Hello my name is Joshua Parzivand and i just created my first photo blog. I just made my first post and i am planning on adding something new every 2-3 days. Please check my blog out and let me know what you thing of my picture. C&C is appreciated. The link is joshphotography.blogspot.com.


----------



## rufus5150 (Jan 15, 2009)

You should provide a link to your blog. It would help.


----------



## Joshparzi (Jan 15, 2009)

Sorry about that i now have the link up. Please take a look at my first photo and tell me what you think.
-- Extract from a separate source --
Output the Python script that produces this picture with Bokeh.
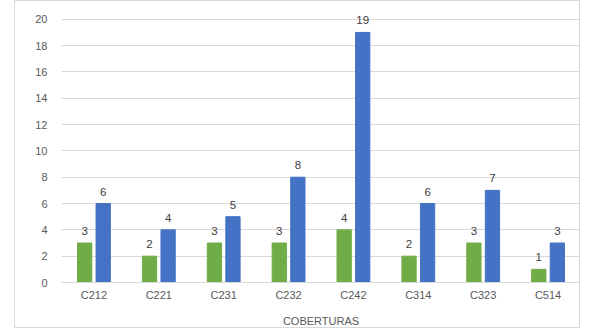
from bokeh.plotting import figure
from bokeh.models import ColumnDataSource, FactorRange, Range1d, FixedTicker
from bokeh.transform import dodge
from bokeh.core.properties import value
from bokeh.embed import file_html
from bokeh.resources import INLINE

categories = ["C212", "C221", "C231", "C232", "C242", "C314", "C323", "C514"]
serie_verde = [3, 2, 3, 3, 4, 2, 3, 1]
serie_azul = [6, 4, 5, 8, 19, 6, 7, 3]
y_ticks = [0, 2, 4, 6, 8, 10, 12, 14, 16, 18, 20]

src = ColumnDataSource(dict(
    cat=categories,
    verde=serie_verde,
    azul=serie_azul,
    verde_txt=[str(v) for v in serie_verde],
    azul_txt=[str(v) for v in serie_azul],
))

p = figure(
    x_range=FactorRange(*categories, range_padding=0.0),
    y_range=Range1d(0, 21.35),
    width=566, height=328,
    output_backend="svg", toolbar_location=None,
    min_border_left=46, min_border_right=1, min_border_top=0, min_border_bottom=40,
)
p.styles = {"margin-left": "14px", "border": "1px solid #d9d9d9"}
p.outline_line_color = None
p.background_fill_color = "white"
p.border_fill_color = "white"

p.vbar(x=dodge("cat", -0.143, range=p.x_range), top="verde", width=0.22,
       source=src, color="#70AD47")
p.vbar(x=dodge("cat", 0.143, range=p.x_range), top="azul", width=0.22,
       source=src, color="#4472C4")

p.text(x=dodge("cat", -0.143, range=p.x_range), y="verde", text="verde_txt", source=src,
       text_align="center", text_baseline="bottom", y_offset=-8,
       text_font=value("Liberation Sans"), text_font_size="11.5px", text_color="#404040")
p.text(x=dodge("cat", 0.143, range=p.x_range), y="azul", text="azul_txt", source=src,
       text_align="center", text_baseline="bottom", y_offset=-8,
       text_font=value("Liberation Sans"), text_font_size="11.5px", text_color="#404040")

p.yaxis.ticker = FixedTicker(ticks=y_ticks)
p.ygrid.grid_line_color = "#d9d9d9"
p.xgrid.grid_line_color = None
for ax in (p.xaxis[0], p.yaxis[0]):
    ax.axis_line_color = None
    ax.major_tick_line_color = None
    ax.minor_tick_line_color = None
    ax.major_label_text_font = "Liberation Sans"
    ax.major_label_text_font_size = "11px"
    ax.major_label_text_color = "#595959"
p.xaxis.axis_line_color = "#d9d9d9"
p.yaxis.major_label_standoff = 8
p.xaxis.major_label_standoff = 0
p.xaxis.axis_label = "COBERTURAS"
p.xaxis.axis_label_text_font = "Liberation Sans"
p.xaxis.axis_label_text_font_size = "11px"
p.xaxis.axis_label_text_font_style = "normal"
p.xaxis.axis_label_text_color = "#595959"
p.xaxis.axis_label_standoff = 11

open("out.html", "w").write(file_html(p, INLINE))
I am going to put another one up today.


----------



## ddm1975 (Jan 22, 2009)

Looks nice!  I like that you don't have a ton of wording for each shot, but just enough to let us know a little about it.  When I see too much written on a blog, I just close it.  It would be nice if you put a picture of yourself in the about me section too, I like to see the artist.


----------



## 37fleetwood (Jan 26, 2009)

I like it! great shots, nice and simple. If only I was as good as you are when I was 15! Keep going like you are and only add spectacular shots every so often. I agree about the photo of yourself but if you're like me... There are very few photos of me around. I'm always the one behind the camera and don't care to be in front . Keep going in the abstract stuff, you're good at it! There's no reason you can't take all types of photos. I live up here in Lancaster California so I'm familiar with Tarzana. I had a friend who lived in Reseda who I used to visit all the time. do you ever go to Woodley Park to shoot?
thanks for posting!


----------



## THORHAMMER (Jan 28, 2009)

Cool stuff, Im going to log into my blogger account and leave you some comments, I like your shots


----------



## chadsdphoto (Jan 28, 2009)

Very nice Josh. I left a comment on the blog, too, but you are off to a great start in photography. Keep it up and good luck!:thumbup:


----------